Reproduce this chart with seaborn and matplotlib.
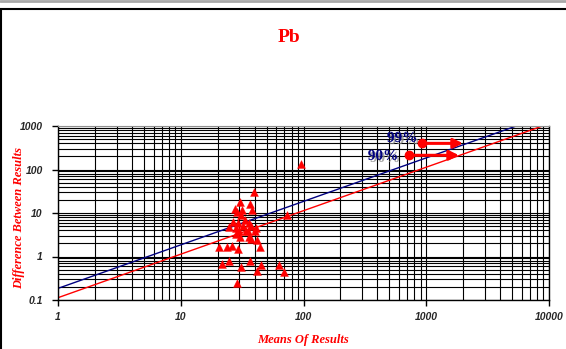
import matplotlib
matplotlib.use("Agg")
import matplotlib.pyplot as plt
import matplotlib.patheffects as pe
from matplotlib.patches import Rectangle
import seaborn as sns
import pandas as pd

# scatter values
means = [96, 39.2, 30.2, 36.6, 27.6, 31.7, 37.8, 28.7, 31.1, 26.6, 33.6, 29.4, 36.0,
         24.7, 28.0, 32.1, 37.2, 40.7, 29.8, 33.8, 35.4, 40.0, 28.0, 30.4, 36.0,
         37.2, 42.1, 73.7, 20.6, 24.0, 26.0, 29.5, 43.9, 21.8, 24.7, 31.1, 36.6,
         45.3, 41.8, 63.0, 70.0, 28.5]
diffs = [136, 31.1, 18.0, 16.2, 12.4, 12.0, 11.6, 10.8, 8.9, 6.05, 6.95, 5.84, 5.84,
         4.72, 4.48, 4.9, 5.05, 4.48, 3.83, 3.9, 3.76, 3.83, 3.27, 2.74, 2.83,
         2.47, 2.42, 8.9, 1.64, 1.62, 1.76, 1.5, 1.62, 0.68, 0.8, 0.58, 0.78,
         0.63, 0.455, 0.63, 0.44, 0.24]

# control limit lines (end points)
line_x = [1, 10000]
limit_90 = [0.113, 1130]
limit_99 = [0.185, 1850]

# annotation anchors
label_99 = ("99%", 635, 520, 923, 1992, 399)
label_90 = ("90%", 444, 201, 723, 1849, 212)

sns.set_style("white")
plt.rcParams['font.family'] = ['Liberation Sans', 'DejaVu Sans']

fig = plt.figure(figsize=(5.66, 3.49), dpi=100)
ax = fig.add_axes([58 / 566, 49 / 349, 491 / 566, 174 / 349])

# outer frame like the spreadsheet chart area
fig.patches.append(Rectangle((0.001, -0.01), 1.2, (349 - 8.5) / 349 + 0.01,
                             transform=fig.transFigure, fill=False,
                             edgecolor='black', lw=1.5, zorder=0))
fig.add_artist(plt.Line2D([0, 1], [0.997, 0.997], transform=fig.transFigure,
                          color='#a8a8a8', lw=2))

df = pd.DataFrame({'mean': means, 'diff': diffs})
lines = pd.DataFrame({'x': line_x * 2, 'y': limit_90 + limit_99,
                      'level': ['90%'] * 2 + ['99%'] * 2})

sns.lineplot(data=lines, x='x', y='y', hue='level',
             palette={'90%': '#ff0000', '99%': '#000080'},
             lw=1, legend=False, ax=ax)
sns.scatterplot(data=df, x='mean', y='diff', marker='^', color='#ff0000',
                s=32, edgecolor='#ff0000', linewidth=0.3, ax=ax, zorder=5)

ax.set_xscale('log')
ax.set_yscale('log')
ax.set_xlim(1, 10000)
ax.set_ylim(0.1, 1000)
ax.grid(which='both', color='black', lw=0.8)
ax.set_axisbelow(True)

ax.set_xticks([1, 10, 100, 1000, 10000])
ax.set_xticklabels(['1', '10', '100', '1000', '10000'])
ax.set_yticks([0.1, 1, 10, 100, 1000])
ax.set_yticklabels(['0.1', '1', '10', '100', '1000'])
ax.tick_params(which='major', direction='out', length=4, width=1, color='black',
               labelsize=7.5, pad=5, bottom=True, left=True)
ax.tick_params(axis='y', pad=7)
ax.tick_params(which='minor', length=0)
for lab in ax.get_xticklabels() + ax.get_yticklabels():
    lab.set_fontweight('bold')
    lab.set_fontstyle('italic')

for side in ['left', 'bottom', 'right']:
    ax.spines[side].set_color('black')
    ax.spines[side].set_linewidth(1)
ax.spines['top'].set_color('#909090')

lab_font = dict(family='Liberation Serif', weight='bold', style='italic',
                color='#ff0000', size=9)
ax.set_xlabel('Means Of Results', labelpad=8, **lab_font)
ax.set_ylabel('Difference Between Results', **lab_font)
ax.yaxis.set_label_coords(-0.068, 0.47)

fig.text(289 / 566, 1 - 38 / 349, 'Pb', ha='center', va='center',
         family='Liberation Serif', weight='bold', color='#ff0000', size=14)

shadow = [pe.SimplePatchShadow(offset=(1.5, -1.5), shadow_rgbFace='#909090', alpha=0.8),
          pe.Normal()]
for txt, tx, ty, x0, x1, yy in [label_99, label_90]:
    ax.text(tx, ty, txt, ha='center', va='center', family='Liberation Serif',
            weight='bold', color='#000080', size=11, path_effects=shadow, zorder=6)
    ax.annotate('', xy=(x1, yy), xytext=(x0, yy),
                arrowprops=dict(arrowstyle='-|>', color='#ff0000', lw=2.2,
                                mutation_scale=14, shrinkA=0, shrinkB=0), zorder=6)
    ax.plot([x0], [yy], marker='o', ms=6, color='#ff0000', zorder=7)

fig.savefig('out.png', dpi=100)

___

**AIM**
Your task is an exact transcription of all the data, minus the pictures.

**EXERCISE OUTPUT**
Reproduce this chart with seaborn and matplotlib.
import matplotlib
matplotlib.use("Agg")
import matplotlib.pyplot as plt
import matplotlib.patheffects as pe
from matplotlib.patches import Rectangle
import seaborn as sns
import pandas as pd

# scatter values
means = [96, 39.2, 30.2, 36.6, 27.6, 31.7, 37.8, 28.7, 31.1, 26.6, 33.6, 29.4, 36.0,
         24.7, 28.0, 32.1, 37.2, 40.7, 29.8, 33.8, 35.4, 40.0, 28.0, 30.4, 36.0,
         37.2, 42.1, 73.7, 20.6, 24.0, 26.0, 29.5, 43.9, 21.8, 24.7, 31.1, 36.6,
         45.3, 41.8, 63.0, 70.0, 28.5]
diffs = [136, 31.1, 18.0, 16.2, 12.4, 12.0, 11.6, 10.8, 8.9, 6.05, 6.95, 5.84, 5.84,
         4.72, 4.48, 4.9, 5.05, 4.48, 3.83, 3.9, 3.76, 3.83, 3.27, 2.74, 2.83,
         2.47, 2.42, 8.9, 1.64, 1.62, 1.76, 1.5, 1.62, 0.68, 0.8, 0.58, 0.78,
         0.63, 0.455, 0.63, 0.44, 0.24]

# control limit lines (end points)
line_x = [1, 10000]
limit_90 = [0.113, 1130]
limit_99 = [0.185, 1850]

# annotation anchors
label_99 = ("99%", 635, 520, 923, 1992, 399)
label_90 = ("90%", 444, 201, 723, 1849, 212)

sns.set_style("white")
plt.rcParams['font.family'] = ['Liberation Sans', 'DejaVu Sans']

fig = plt.figure(figsize=(5.66, 3.49), dpi=100)
ax = fig.add_axes([58 / 566, 49 / 349, 491 / 566, 174 / 349])

# outer frame like the spreadsheet chart area
fig.patches.append(Rectangle((0.001, -0.01), 1.2, (349 - 8.5) / 349 + 0.01,
                             transform=fig.transFigure, fill=False,
                             edgecolor='black', lw=1.5, zorder=0))
fig.add_artist(plt.Line2D([0, 1], [0.997, 0.997], transform=fig.transFigure,
                          color='#a8a8a8', lw=2))

df = pd.DataFrame({'mean': means, 'diff': diffs})
lines = pd.DataFrame({'x': line_x * 2, 'y': limit_90 + limit_99,
                      'level': ['90%'] * 2 + ['99%'] * 2})

sns.lineplot(data=lines, x='x', y='y', hue='level',
             palette={'90%': '#ff0000', '99%': '#000080'},
             lw=1, legend=False, ax=ax)
sns.scatterplot(data=df, x='mean', y='diff', marker='^', color='#ff0000',
                s=32, edgecolor='#ff0000', linewidth=0.3, ax=ax, zorder=5)

ax.set_xscale('log')
ax.set_yscale('log')
ax.set_xlim(1, 10000)
ax.set_ylim(0.1, 1000)
ax.grid(which='both', color='black', lw=0.8)
ax.set_axisbelow(True)

ax.set_xticks([1, 10, 100, 1000, 10000])
ax.set_xticklabels(['1', '10', '100', '1000', '10000'])
ax.set_yticks([0.1, 1, 10, 100, 1000])
ax.set_yticklabels(['0.1', '1', '10', '100', '1000'])
ax.tick_params(which='major', direction='out', length=4, width=1, color='black',
               labelsize=7.5, pad=5, bottom=True, left=True)
ax.tick_params(axis='y', pad=7)
ax.tick_params(which='minor', length=0)
for lab in ax.get_xticklabels() + ax.get_yticklabels():
    lab.set_fontweight('bold')
    lab.set_fontstyle('italic')

for side in ['left', 'bottom', 'right']:
    ax.spines[side].set_color('black')
    ax.spines[side].set_linewidth(1)
ax.spines['top'].set_color('#909090')

lab_font = dict(family='Liberation Serif', weight='bold', style='italic',
                color='#ff0000', size=9)
ax.set_xlabel('Means Of Results', labelpad=8, **lab_font)
ax.set_ylabel('Difference Between Results', **lab_font)
ax.yaxis.set_label_coords(-0.068, 0.47)

fig.text(289 / 566, 1 - 38 / 349, 'Pb', ha='center', va='center',
         family='Liberation Serif', weight='bold', color='#ff0000', size=14)

shadow = [pe.SimplePatchShadow(offset=(1.5, -1.5), shadow_rgbFace='#909090', alpha=0.8),
          pe.Normal()]
for txt, tx, ty, x0, x1, yy in [label_99, label_90]:
    ax.text(tx, ty, txt, ha='center', va='center', family='Liberation Serif',
            weight='bold', color='#000080', size=11, path_effects=shadow, zorder=6)
    ax.annotate('', xy=(x1, yy), xytext=(x0, yy),
                arrowprops=dict(arrowstyle='-|>', color='#ff0000', lw=2.2,
                                mutation_scale=14, shrinkA=0, shrinkB=0), zorder=6)
    ax.plot([x0], [yy], marker='o', ms=6, color='#ff0000', zorder=7)

fig.savefig('out.png', dpi=100)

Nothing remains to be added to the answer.